As a child, he and siblings and cousins (his ohana is another only-in-Hawaii mix of Hawaiian, Portuguese, Chinese and Japanese) were recruited to help tend and irrigate corn on his grandparents’ 50-acre Waimanalo farm. The keiki referred to their summer home affectionately as “prison farm for kids.” After corn was harvested they helped out at roadside stands that were set up and taken down each day along Kalanianaole Highway.

De Aguiar spent 26 years working for Safeway as a baker and in other roles, including stops at stores in Santa Rosa and San Jose, Calif. Eventually, he returned home to become field operations manager for Safeway Hawaii. Five years ago, he became bakery manager at Whole Foods Market in Kahala, but left that job with the dream of his own bakery.

That’s when he asked for help from the Small Business Development Center office on Kapiolani Boulevard. SBDC consultant Aaron Brown helped him make a business plan by asking questions like, “Who will you buy your equipment from?” “What location do you have in mind?” and “What sets your bakery apart from others in that area?”

When he discovered there was no independent bakery in Kapolei, he looked for a site. Today, Cupcake and Things is open seven days a week, at least 12 hours a day.

His wife, Joie, is a strong supporter. After she finishes her overnight shift at Safeway Kapolei, “She’ll often bring me breakfast,” and they’ll discuss what married people discuss: The kids (she has three, Herb has two, all grown but, of course with their own dreams and “dramas”). Then, after breakfast, and before she gets a chance to sleep, Joie often heads out to buy perishable supplies for the bakery.

Herb’s family is important to him and his customers are part of that extended family.
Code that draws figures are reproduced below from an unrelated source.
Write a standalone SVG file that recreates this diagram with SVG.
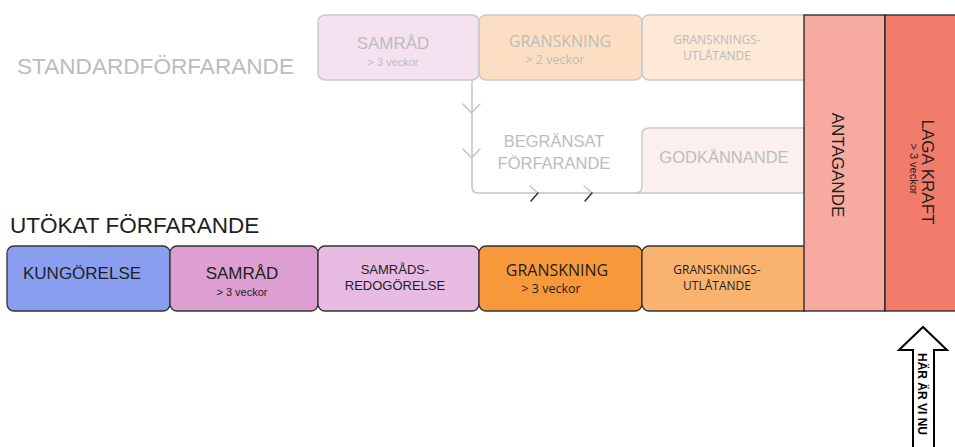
<svg xmlns="http://www.w3.org/2000/svg" width="955" height="447" viewBox="0 0 955 447">
<style>
.a{font-family:"Liberation Sans",Arial,sans-serif}
.o{font-family:"Open Sans","Liberation Sans",sans-serif}
.g{fill:#bcbcbc}
.k{fill:#1e1e1e}
.tb{stroke:#c9c9c9;stroke-width:1.5}
.bb{stroke:#333;stroke-width:1.3}
.c{fill:none;stroke:#c4c4c4;stroke-width:1.5;stroke-linecap:round;stroke-linejoin:round}
.m{text-anchor:middle}
</style>
<rect width="955" height="447" fill="#fff"/>
<text class="a g" x="17" y="74" font-size="22.6">STANDARDFÖRFARANDE</text>
<text class="a k" x="10" y="233" font-size="22.5">UTÖKAT FÖRFARANDE</text>

<g id="connectors">
<path class="c" d="M472 80 V187 Q472 193 478 193 H642"/>
<path class="c" d="M463 104 L471.5 113 L480 104 M463 149 L471.5 158 L480 149"/>
<path class="c" d="M530 186 L538 193 M584 186 L592 193"/>
<path d="M538 193 L531 201 M592 193 L585 201" fill="none" stroke="#333" stroke-width="1.5" stroke-linecap="round"/>
</g>

<g id="std-samrad">
<rect class="tb" x="318" y="15" width="161" height="65" rx="7" fill="#f4e2f1"/>
<text class="a g m" x="393" y="49" font-size="17">SAMRÅD</text>
<text class="a g m" x="393" y="66" font-size="11">&gt; 3 veckor</text>
</g>
<g id="std-granskning">
<rect class="tb" x="479" y="15" width="163" height="65" rx="7" fill="#fcdfc3"/>
<text class="o g m" x="560" y="47" font-size="16">GRANSKNING</text>
<text class="o g m" x="555" y="64" font-size="12.5">&gt; 2 veckor</text>
</g>
<g id="std-utlatande">
<rect class="tb" x="642" y="15" width="168" height="65" rx="7" fill="#fde9d6"/>
<text class="o g m" x="717" y="44" font-size="12">GRANSKNINGS-</text>
<text class="o g m" x="717" y="60" font-size="12">UTLÅTANDE</text>
</g>
<g id="begransat">
<text class="a g m" x="554" y="147" font-size="16.5">BEGRÄNSAT</text>
<text class="a g m" x="554" y="169" font-size="16.5">FÖRFARANDE</text>
</g>
<g id="godkannande">
<path class="tb" d="M804 128 H649 Q642 128 642 135 V186 Q642 193 635 193 H804 Z" fill="#fcf0ee"/>
<text class="a g m" x="724" y="163" font-size="16.5">GODKÄNNANDE</text>
</g>

<g id="kungorelse">
<rect class="bb" x="7" y="246" width="163" height="65" rx="7" fill="#8a9ef0"/>
<text class="a k" x="23" y="279" font-size="17">KUNGÖRELSE</text>
</g>
<g id="samrad">
<rect class="bb" x="170" y="246" width="148" height="65" rx="7" fill="#dd9ed2"/>
<text class="a k m" x="242" y="279" font-size="17">SAMRÅD</text>
<text class="a k m" x="242" y="296" font-size="11">&gt; 3 veckor</text>
</g>
<g id="samradsredogorelse">
<rect class="bb" x="318" y="246" width="161" height="65" rx="7" fill="#e8bbe2"/>
<text class="a k m" x="395" y="274" font-size="13">SAMRÅDS-</text>
<text class="a k m" x="395" y="290" font-size="13">REDOGÖRELSE</text>
</g>
<g id="granskning">
<rect class="bb" x="479" y="246" width="163" height="65" rx="7" fill="#f7993b"/>
<text class="o k m" x="557" y="276" font-size="16">GRANSKNING</text>
<text class="o k m" x="551" y="293" font-size="12.5">&gt; 3 veckor</text>
</g>
<g id="utlatande">
<rect class="bb" x="642" y="246" width="168" height="65" rx="7" fill="#f9b36f"/>
<text class="o k m" x="717" y="274" font-size="12">GRANSKNINGS-</text>
<text class="o k m" x="717" y="290" font-size="12">UTLÅTANDE</text>
</g>

<g id="antagande">
<rect x="804" y="15" width="81" height="296" fill="#f6aaa0" stroke="#222" stroke-width="1.3"/>
<text class="a k m" transform="translate(832,165) rotate(90)" font-size="17">ANTAGANDE</text>
</g>
<g id="laga-kraft">
<rect x="885" y="15" width="75" height="296" fill="#f27c6b" stroke="#222" stroke-width="1.3"/>
<text class="a k m" transform="translate(922,172) rotate(90)" font-size="17">LAGA KRAFT</text>
<text class="a k m" transform="translate(910,169) rotate(90)" font-size="11">&gt; 3 veckor</text>
</g>

<g id="har-ar-vi-nu">
<path d="M913 450 V350 H899 L923 327 L947 350 H934 V450" fill="#fff" stroke="#000" stroke-width="2"/>
<text class="a m" transform="translate(918,394) rotate(90)" font-size="12" font-weight="bold" fill="#000">HÄR ÄR VI NU</text>
</g>
</svg>
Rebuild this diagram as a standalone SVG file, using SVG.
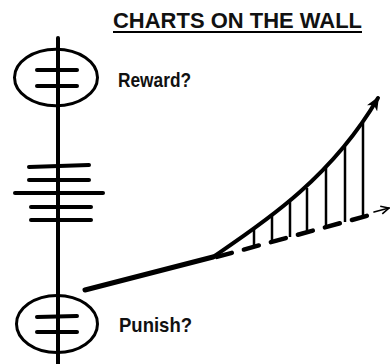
<svg xmlns="http://www.w3.org/2000/svg" width="390" height="364" viewBox="0 0 390 364">
  <style>
    .ln { stroke: #000; fill: none; stroke-linecap: round; }
    .bar { stroke: #000; stroke-width: 4; stroke-linecap: round; fill: none; }
    .ell { stroke: #000; stroke-width: 3; fill: none; }
    .lbl { font-family: "Liberation Sans", Arial, sans-serif; font-weight: bold; font-size: 21px; fill: #111; }
    .title { font-family: "Liberation Sans", Arial, sans-serif; font-weight: bold; font-size: 21.5px; fill: #111; }
    .hatch { stroke: #000; stroke-width: 2.5; }
  </style>
  <defs>
    <marker id="headFilled" markerUnits="userSpaceOnUse" viewBox="0 0 14 12" refX="12" refY="6" markerWidth="14" markerHeight="12" orient="auto">
      <path d="M0,0 L14,6 L0,12 L4,6 z" fill="#000"/>
    </marker>
    <marker id="headOpen" markerUnits="userSpaceOnUse" viewBox="0 0 10 10" refX="9" refY="5" markerWidth="10" markerHeight="10" orient="auto">
      <path d="M1,1 L9,5 L1,9" fill="none" stroke="#000" stroke-width="1.6"/>
    </marker>
  </defs>

  <g id="title">
    <text class="title" x="113" y="28" textLength="249" lengthAdjust="spacingAndGlyphs">CHARTS ON THE WALL</text>
    <line x1="113" y1="32" x2="362" y2="32" stroke="#000" stroke-width="2"/>
  </g>

  <g id="pole">
    <line class="ln" x1="58" y1="38" x2="58" y2="364" stroke-width="4" stroke-linecap="butt"/>
  </g>

  <g id="reward-node">
    <ellipse class="ell" cx="56" cy="77.5" rx="41.5" ry="28.3"/>
    <line class="bar" x1="37" y1="70" x2="77" y2="70"/>
    <line class="bar" x1="37" y1="86" x2="77" y2="86"/>
    <text class="lbl" x="118" y="87" textLength="73" lengthAdjust="spacingAndGlyphs">Reward?</text>
  </g>

  <g id="middle-bars">
    <line class="bar" x1="29" y1="167" x2="89" y2="165"/>
    <line class="bar" x1="29" y1="180" x2="89" y2="180"/>
    <line class="bar" x1="15" y1="193" x2="103" y2="193"/>
    <line class="bar" x1="31" y1="207" x2="91" y2="207"/>
    <line class="bar" x1="31" y1="220" x2="91" y2="220"/>
  </g>

  <g id="punish-node">
    <ellipse class="ell" cx="57" cy="324" rx="40.5" ry="28.5"/>
    <line class="bar" x1="37" y1="317" x2="77" y2="316"/>
    <line class="bar" x1="37" y1="332" x2="77" y2="332"/>
    <text class="lbl" x="119" y="332" textLength="73" lengthAdjust="spacingAndGlyphs">Punish?</text>
  </g>

  <g id="connectors">
    <line class="ln" x1="85" y1="290" x2="213" y2="257" stroke-width="5" stroke-linecap="butt"/>
    <path class="ln" d="M213,257 C260,225 330,180 378,98" stroke-width="4" marker-end="url(#headFilled)"/>
    <line class="ln" x1="213" y1="258" x2="370" y2="215" stroke-width="4.5" stroke-linecap="butt" stroke-dasharray="15.5 12.5" stroke-dashoffset="24"/>
    <line class="ln" x1="374" y1="212" x2="389" y2="208" stroke-width="1.6" marker-end="url(#headOpen)"/>
    <g id="hatching">
      <line class="hatch" x1="254" y1="229" x2="254" y2="247"/>
      <line class="hatch" x1="272" y1="216" x2="272" y2="242"/>
      <line class="hatch" x1="290" y1="202" x2="290" y2="237"/>
      <line class="hatch" x1="307" y1="188" x2="307" y2="232"/>
      <line class="hatch" x1="326" y1="168" x2="326" y2="227"/>
      <line class="hatch" x1="345" y1="147" x2="345" y2="222"/>
      <line class="hatch" x1="363" y1="123" x2="363" y2="217"/>
    </g>
  </g>
</svg>
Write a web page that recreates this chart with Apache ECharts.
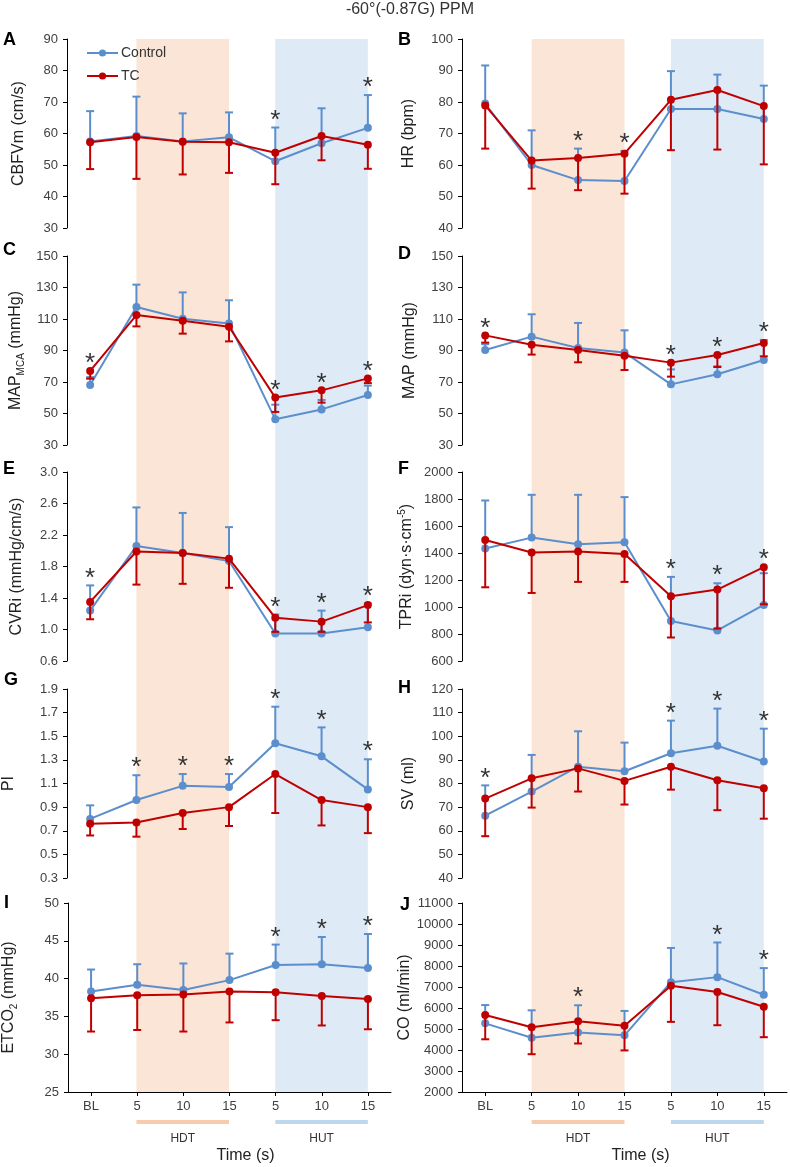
<!DOCTYPE html>
<html><head><meta charset="utf-8">
<script src="https://cdn.jsdelivr.net/npm/echarts@6/dist/echarts.min.js"></script>
<style>html,body{margin:0;padding:0;background:#fff}#c{width:790px;height:1167px}</style>
</head><body><div id="c"></div>
<script>
// ---------- DATA ----------
const timePoints = ['BL', 'HDT 5', 'HDT 10', 'HDT 15', 'HUT 5', 'HUT 10', 'HUT 15'];
const tickLabels = ['BL', '5', '10', '15', '5', '10', '15'];
const phaseNames = ['HDT', 'HUT'];
const phaseStart = ['HDT 5', 'HUT 5'];
const phaseEnd = ['HDT 15', 'HUT 15'];
const seriesNames = ['Control', 'TC'];

// A: CBFVm
const cbfvCtrl = [57.5, 59.2, 57.5, 58.8, 51.2, 56.9, 61.8];
const cbfvCtrlSD = [9.6, 12.5, 8.9, 7.9, 10.7, 11.1, 10.4];
const cbfvTC = [57.2, 58.9, 57.4, 57.2, 53.9, 59.2, 56.4];
const cbfvTCSD = [8.5, 13.3, 10.4, 9.7, 10.0, 7.7, 7.6];
const cbfvSig = [0, 0, 0, 0, 1, 0, 1];
// B: HR
const hrCtrl = [79.5, 60.0, 55.2, 54.9, 77.8, 77.8, 74.6];
const hrCtrlSD = [12.1, 11.0, 10.0, 9.6, 12.0, 10.9, 10.6];
const hrTC = [78.9, 61.4, 62.2, 63.6, 80.7, 83.8, 78.7];
const hrTCSD = [13.7, 8.9, 10.2, 12.7, 16.0, 18.9, 18.5];
const hrSig = [0, 0, 1, 1, 0, 0, 0];
// C: MAP MCA
const mapmcaCtrl = [68.1, 117.6, 110.2, 107.2, 46.3, 52.6, 61.7];
const mapmcaCtrlSD = [5.0, 14.2, 16.7, 14.7, 9.3, 6.0, 6.0];
const mapmcaTC = [77.0, 112.5, 108.9, 105.1, 60.1, 64.7, 72.3];
const mapmcaTCSD = [4.9, 7.2, 8.2, 9.3, 9.1, 7.8, 3.0];
const mapmcaSig = [1, 0, 0, 0, 1, 1, 1];
// D: MAP
const mapCtrl = [90.3, 98.8, 91.6, 88.8, 68.5, 74.9, 84.0];
const mapCtrlSD = [3.7, 14.2, 15.9, 14.0, 9.5, 5.1, 12.7];
const mapTC = [99.6, 93.7, 90.3, 86.7, 82.3, 87.1, 94.8];
const mapTCSD = [4.6, 6.3, 7.8, 9.1, 8.9, 7.6, 8.5];
const mapSig = [1, 0, 0, 0, 1, 1, 1];
// E: CVRi
const cvrCtrl = [1.24, 2.06, 1.97, 1.87, 0.95, 0.95, 1.03];
const cvrCtrlSD = [0.32, 0.49, 0.51, 0.43, 0.24, 0.29, 0.30];
const cvrTC = [1.35, 1.99, 1.97, 1.90, 1.15, 1.10, 1.31];
const cvrTCSD = [0.22, 0.42, 0.39, 0.37, 0.18, 0.13, 0.22];
const cvrSig = [1, 0, 0, 0, 1, 1, 1];
// F: TPRi
const tprCtrl = [1434, 1514, 1464, 1479, 896, 826, 1015];
const tprCtrlSD = [355, 317, 367, 335, 327, 350, 235];
const tprTC = [1496, 1404, 1412, 1392, 1079, 1129, 1295];
const tprTCSD = [350, 300, 226, 206, 305, 289, 275];
const tprSig = [0, 0, 0, 0, 1, 1, 1];
// G: PI
const piCtrl = [0.80, 0.96, 1.08, 1.07, 1.44, 1.33, 1.05];
const piCtrlSD = [0.115, 0.21, 0.10, 0.11, 0.31, 0.245, 0.255];
const piTC = [0.76, 0.77, 0.85, 0.90, 1.18, 0.96, 0.90];
const piTCSD = [0.10, 0.12, 0.135, 0.16, 0.33, 0.215, 0.22];
const piSig = [0, 1, 1, 1, 1, 1, 1];
// H: SV
const svCtrl = [66.4, 76.6, 87.1, 85.2, 92.8, 96.0, 89.3];
const svCtrlSD = [12.8, 15.5, 15.0, 12.1, 13.8, 15.7, 13.9];
const svTC = [73.6, 82.2, 86.4, 81.1, 87.1, 81.4, 78.0];
const svTCSD = [15.9, 12.4, 9.8, 10.0, 9.7, 12.7, 12.9];
const svSig = [1, 0, 0, 0, 1, 1, 1];
// I: ETCO2
const etco2Ctrl = [38.3, 39.2, 38.5, 39.8, 41.8, 41.9, 41.4];
const etco2CtrlSD = [2.9, 2.7, 3.5, 3.5, 2.7, 3.6, 4.5];
const etco2TC = [37.4, 37.8, 37.9, 38.3, 38.2, 37.7, 37.3];
const etco2TCSD = [4.4, 4.6, 4.9, 4.1, 3.7, 3.9, 4.0];
const etco2Sig = [0, 0, 0, 0, 1, 1, 1];
// J: CO
const coCtrl = [5270, 4580, 4830, 4700, 7230, 7470, 6630];
const coCtrlSD = [870, 1310, 1300, 1160, 1630, 1650, 1270];
const coTC = [5670, 5080, 5370, 5150, 7060, 6760, 6060];
const coTCSD = [1160, 1280, 1060, 1170, 1720, 1580, 1450];
const coSig = [0, 0, 1, 0, 0, 1, 1];

// y-axis ticks: [min, max, interval]
const panelLetters = ['A', 'B', 'C', 'D', 'E', 'F', 'G', 'H', 'I', 'J'];
const panelNames = [
  'CBFVm (cm/s)', 'HR (bpm)',
  '{t|MAP}{s|MCA}{t| (mmHg)}', 'MAP (mmHg)',
  'CVRi (mmHg/cm/s)', '{t|TPRi (dyn·s·cm}{p|-5}{t|)}',
  'PI', 'SV (ml)',
  '{t|ETCO}{s|2}{t| (mmHg)}', 'CO (ml/min)'
];
const yTicks = [
  [30, 90, 10], [40, 100, 10],
  [30, 150, 20], [30, 150, 20],
  [0.6, 3.0, 0.4], [600, 2000, 200],
  [0.3, 1.9, 0.2], [40, 120, 10],
  [25, 50, 5], [2000, 11000, 1000]
];
const yDecimals = [0, 0, 0, 0, 1, 0, 1, 0, 0, 0];

const panelData = [
  [cbfvCtrl, cbfvCtrlSD, cbfvTC, cbfvTCSD, cbfvSig],
  [hrCtrl, hrCtrlSD, hrTC, hrTCSD, hrSig],
  [mapmcaCtrl, mapmcaCtrlSD, mapmcaTC, mapmcaTCSD, mapmcaSig],
  [mapCtrl, mapCtrlSD, mapTC, mapTCSD, mapSig],
  [cvrCtrl, cvrCtrlSD, cvrTC, cvrTCSD, cvrSig],
  [tprCtrl, tprCtrlSD, tprTC, tprTCSD, tprSig],
  [piCtrl, piCtrlSD, piTC, piTCSD, piSig],
  [svCtrl, svCtrlSD, svTC, svTCSD, svSig],
  [etco2Ctrl, etco2CtrlSD, etco2TC, etco2TCSD, etco2Sig],
  [coCtrl, coCtrlSD, coTC, coTCSD, coSig]
];

// ---------- LAYOUT / STYLE ----------
const FONT = '"Liberation Sans", Arial, sans-serif';
const BLUE = '#5b8ecc';
const RED = '#c00000';
const BAND = ['#fbe5d6', '#deebf7'];
const BAR = ['#f8cbad', '#bdd7ee'];
const colLeft = [67, 462];
const colWidth = [324, 325];
const rowTops = [39, 256, 472, 689, 903];
const panelH = 189;
const nameGaps = [40, 45, 41, 44, 42, 45, 50, 45, 49, 47];
const letterPos = [[3, 40], [398, 40], [3, 250], [398, 254], [3, 469], [398, 469], [4, 680], [398, 688], [4, 903], [400, 905]];

const grids = [], xAxes = [], yAxes = [], series = [], graphics = [];

panelData.forEach((d, k) => {
  const col = k % 2, row = Math.floor(k / 2);
  const bottom = row === 4;
  grids.push({ left: colLeft[col], width: colWidth[col], top: rowTops[row], height: panelH });
  xAxes.push({
    type: 'category', gridIndex: k, data: timePoints, boundaryGap: true,
    show: bottom,
    axisLine: { show: bottom, lineStyle: { color: '#000', width: 1 } },
    axisTick: { show: bottom, alignWithLabel: true, length: 4, lineStyle: { color: '#000' } },
    axisLabel: { show: bottom, margin: 8, fontSize: 13, fontFamily: FONT, color: '#404040',
      formatter: (v, i) => tickLabels[i] },
    name: bottom ? 'Time (s)' : '', nameLocation: 'middle', nameGap: 56,
    nameTextStyle: { fontSize: 16, fontFamily: FONT, color: '#222', padding: [0, 0, 0, 32] }
  });
  const yt = yTicks[k];
  yAxes.push({
    type: 'value', gridIndex: k, min: yt[0], max: yt[1], interval: yt[2],
    axisLine: { show: true, lineStyle: { color: '#000', width: 1 } },
    axisTick: { show: true, length: 4, lineStyle: { color: '#000' } },
    splitLine: { show: false },
    axisLabel: { margin: 9, fontSize: 13, fontFamily: FONT, color: '#404040',
      formatter: v => Number(v).toFixed(yDecimals[k]) },
    name: panelNames[k], nameLocation: 'middle', nameGap: nameGaps[k],
    nameTextStyle: { fontSize: 16, fontFamily: FONT, color: '#222',
      rich: {
        t: { fontSize: 16, fontFamily: FONT, color: '#222', lineHeight: 20 },
        s: { fontSize: 10, fontFamily: FONT, color: '#222', lineHeight: 20, verticalAlign: 'bottom' },
        p: { fontSize: 10, fontFamily: FONT, color: '#222', lineHeight: 20, verticalAlign: 'top' }
      } }
  });

  const [ctrl, ctrlSD, tc, tcSD, sig] = d;
  const errSeries = (means, sds, dir, color, z) => ({
    type: 'custom', xAxisIndex: k, yAxisIndex: k, z: z, silent: true,
    data: means.map((m, i) => [i, m, m + dir * sds[i]]),
    renderItem: (params, api) => {
      const p0 = api.coord([api.value(0), api.value(1)]);
      const p1 = api.coord([api.value(0), api.value(2)]);
      const hw = 4;
      return { type: 'group', children: [
        { type: 'line', shape: { x1: p0[0], y1: p0[1], x2: p1[0], y2: p1[1] }, style: { stroke: color, lineWidth: 2 } },
        { type: 'line', shape: { x1: p1[0] - hw, y1: p1[1], x2: p1[0] + hw, y2: p1[1] }, style: { stroke: color, lineWidth: 2 } }
      ] };
    }
  });
  const lineSeries = (name, vals, color, z) => ({
    type: 'line', name: name, xAxisIndex: k, yAxisIndex: k, data: vals, z: z,
    symbol: 'circle', symbolSize: 8, showSymbol: true,
    lineStyle: { color: color, width: 2 }, itemStyle: { color: color },
    emphasis: { disabled: true }
  });
  series.push(errSeries(ctrl, ctrlSD, 1, BLUE, 3));
  series.push(lineSeries(seriesNames[0], ctrl, BLUE, 4));
  series.push(errSeries(tc, tcSD, -1, RED, 5));
  series.push(lineSeries(seriesNames[1], tc, RED, 6));
  // significance asterisks above the highest element at each time point
  const sigData = [];
  sig.forEach((s, i) => { if (s) sigData.push([i, Math.max(ctrl[i] + ctrlSD[i], tc[i], ctrl[i])]); });
  series.push({
    type: 'custom', xAxisIndex: k, yAxisIndex: k, z: 7, silent: true, data: sigData,
    renderItem: (params, api) => {
      const p = api.coord([api.value(0), api.value(1)]);
      return { type: 'text', x: p[0], y: p[1] - 7,
        style: { text: '*', fill: '#333', font: '26px ' + FONT, align: 'center', verticalAlign: 'middle' } };
    }
  });

  graphics.push({ type: 'text', x: letterPos[k][0], y: letterPos[k][1],
    style: { text: panelLetters[k], font: 'bold 18px ' + FONT, fill: '#000', verticalAlign: 'middle' } });
});

// Background phase bands (one tall grid per column) and phase bars below x axis
[0, 1].forEach(col => {
  const bandIdx = grids.length;
  grids.push({ left: colLeft[col], width: colWidth[col], top: rowTops[0], height: rowTops[4] + panelH - rowTops[0] });
  xAxes.push({ type: 'category', gridIndex: bandIdx, data: timePoints, boundaryGap: true, show: false });
  yAxes.push({ type: 'value', gridIndex: bandIdx, min: 0, max: 1, show: false });
  series.push({
    type: 'line', xAxisIndex: bandIdx, yAxisIndex: bandIdx, data: [], z: 0, silent: true,
    markArea: { silent: true, label: { show: false },
      data: phaseNames.map((n, j) => [{ xAxis: phaseStart[j], itemStyle: { color: BAND[j], opacity: 1 } }, { xAxis: phaseEnd[j] }]) }
  });
  const barIdx = grids.length;
  grids.push({ left: colLeft[col], width: colWidth[col], top: 1120, height: 4 });
  xAxes.push({ type: 'category', gridIndex: barIdx, data: timePoints, boundaryGap: true, show: false });
  yAxes.push({ type: 'value', gridIndex: barIdx, min: 0, max: 1, show: false });
  series.push({
    type: 'line', xAxisIndex: barIdx, yAxisIndex: barIdx, data: [], z: 0, silent: true,
    markArea: { silent: true,
      data: phaseNames.map((n, j) => [{ name: n, xAxis: phaseStart[j], itemStyle: { color: BAR[j], opacity: 1 },
        label: { show: true, position: 'bottom', distance: 9, color: '#333', fontSize: 12, fontFamily: FONT } },
        { xAxis: phaseEnd[j] }]) }
  });
});

graphics.push({ type: 'text', x: 410, y: 10,
  style: { text: '-60°(-0.87G) PPM', font: '16px ' + FONT, fill: '#333', align: 'center', verticalAlign: 'middle' } });

const chart = echarts.init(document.getElementById('c'), null, { renderer: 'canvas' });
chart.setOption({
  animation: false,
  backgroundColor: '#fff',
  grid: grids, xAxis: xAxes, yAxis: yAxes, series: series,
  legend: {
    data: seriesNames, orient: 'vertical', left: 86, top: 46, padding: 0,
    itemWidth: 31, itemHeight: 9, itemGap: 9,
    textStyle: { fontSize: 14, fontFamily: FONT, color: '#333', padding: [0, 0, 0, -2] },
    selectedMode: false
  },
  graphic: graphics
});
</script></body></html>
“My cupcakes are the kind I’m proud to serve my grandkids. Most of the cupcake shops on this island are geared toward adults. I said to myself: Mine are going to be cupcakes that kids like, and their parents, too!”



Herb DeAguiar’s Pointers

  • Develop a three- to five-year plan that will tell you if your business will survive the first few years. It will also tell you if you have the capital to complete the build out.
  • Know your limits: Don’t leverage your entire savings to open a business, as you will probably not see a return on your investment until you sell your business.
  • Be prepared to work hard: Be prepared to work mostly by yourself, open to close, seven days a week. Labor is the most expensive part of opening a business.